When Joe Rogan launched The Joe Rogan Experience back in 2009, nobody — including Rogan himself — knew that he was about to flip the media industry on its head.
Today, he’s not just the host of the world’s most influential podcast. He’s a symbol of how independent creators can dominate mainstream media without bending to its rules. Rogan’s rise isn’t just a personal success story — it’s the blueprint that every creator and media startup is now following.
PGMN Explains how he broke the system — and why traditional media still hasn’t recovered.
From Stand-Up Comic to Multi-Platform Disruptor
Joe Rogan started in the late 1980s grinding in Boston’s brutal stand-up comedy circuit. He learned early that commanding an audience wasn’t about perfection — it was about authenticity.
By the late ’90s, he expanded his reach, becoming a backstage interviewer for the UFC (Ultimate Fighting Championship) in 1997. In 2001, he took an unexpected detour into mainstream fame by hosting NBC’s Fear Factor.
The show, which averaged 6–8 million viewers per episode, introduced Rogan to middle America — a rare feat for a raw, no-filter comedian.
But even as he tasted mainstream success, Rogan never fully bought into the Hollywood machine. That decision would define his future.

Betting on Podcasting Before It Was Cool
While most TV personalities chased sitcoms and safe network jobs, Rogan made a radical pivot: he launched a freeform podcast with no clear format, no corporate backing, and no censorship.
In late 2009, The Joe Rogan Experience debuted on Ustream — a rough, unscripted conversation between friends about everything from psychedelics to MMA. It wasn’t polished. It wasn’t filtered. And that’s exactly why it resonated.
While traditional media doubled down on soundbites and tightly-controlled narratives, Rogan embraced long-form conversation. Episodes routinely stretched past three hours — a stark contrast to the five-minute interview segments ruling television.
His bet paid off: listeners craved depth, not clickbait.
Key Moments That Cemented His Influence
Rogan’s cultural footprint exploded with key interviews:
- Elon Musk (2018): Smoking a joint live on air, sparking media frenzy and meme culture.
- Bernie Sanders (2020): Offering a direct line to millions of voters outside traditional news channels.
- Edward Snowden (2019): Interviewing the world’s most famous whistleblower — from exile.
Each moment proved that Rogan had become something bigger: a trusted channel outside corporate media control.

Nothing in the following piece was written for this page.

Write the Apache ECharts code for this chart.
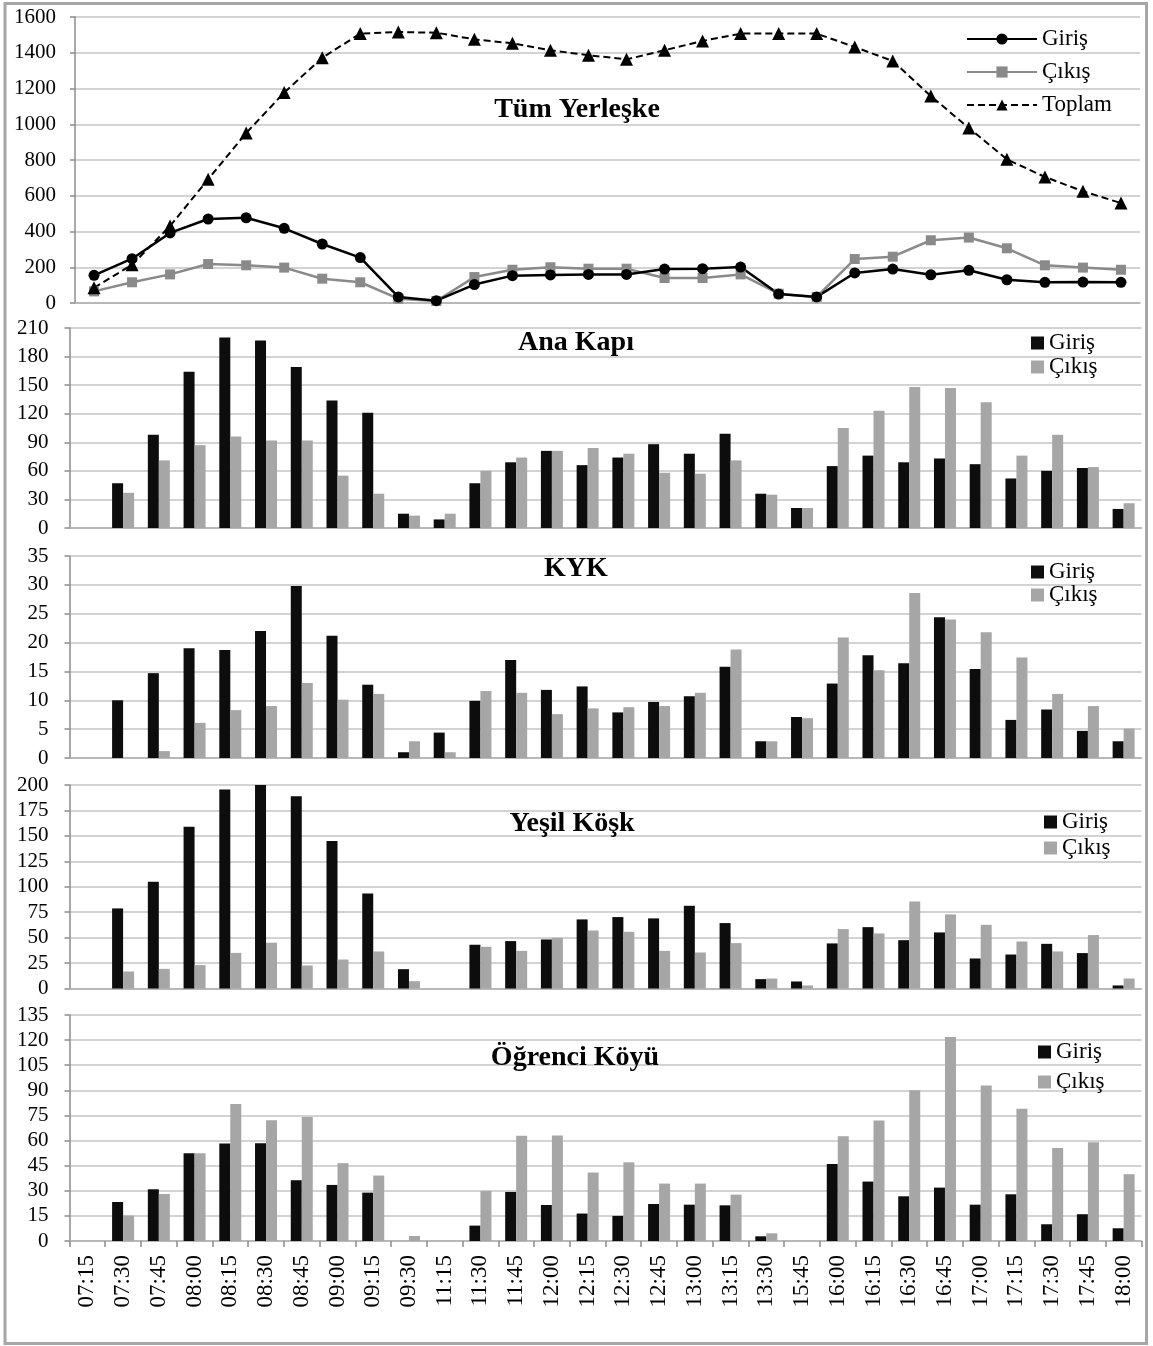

The $100 Million Spotify Power Move
In May 2020, Rogan signed an exclusive licensing deal with Spotify worth over $100 million — a move that shocked the industry. But crucially, he didn’t sell his show. He licensed it, keeping ownership of his content.
Spotify stock surged nearly 17% after the announcement, adding billions to its market cap overnight. Rogan didn’t just cash in — he forced a tech giant to restructure its platform around a creator, not a network.
[Source: Wall Street Journal, May 2020]
Why Traditional Media Couldn’t Keep Up
By 2022, The Joe Rogan Experience was drawing over 11 million listeners per episode, while CNN, MSNBC, and even ESPN struggled to reach a fraction of that.
Legacy outlets panicked. Op-eds attacked him. Politicians criticized him. But none of it slowed him down — because Rogan had built something they couldn’t replicate: organic, unfiltered trust.
Final Word: Rogan Rewrote the Rules
Joe Rogan didn’t just succeed — he rewired the business model of modern media.
- Own your platform.
- Value long-form truth over short-term clicks.
- Connect directly with your audience — and don’t let anyone gatekeep the conversation.
Rogan’s empire is proof: the future belongs to the creators, not the corporations.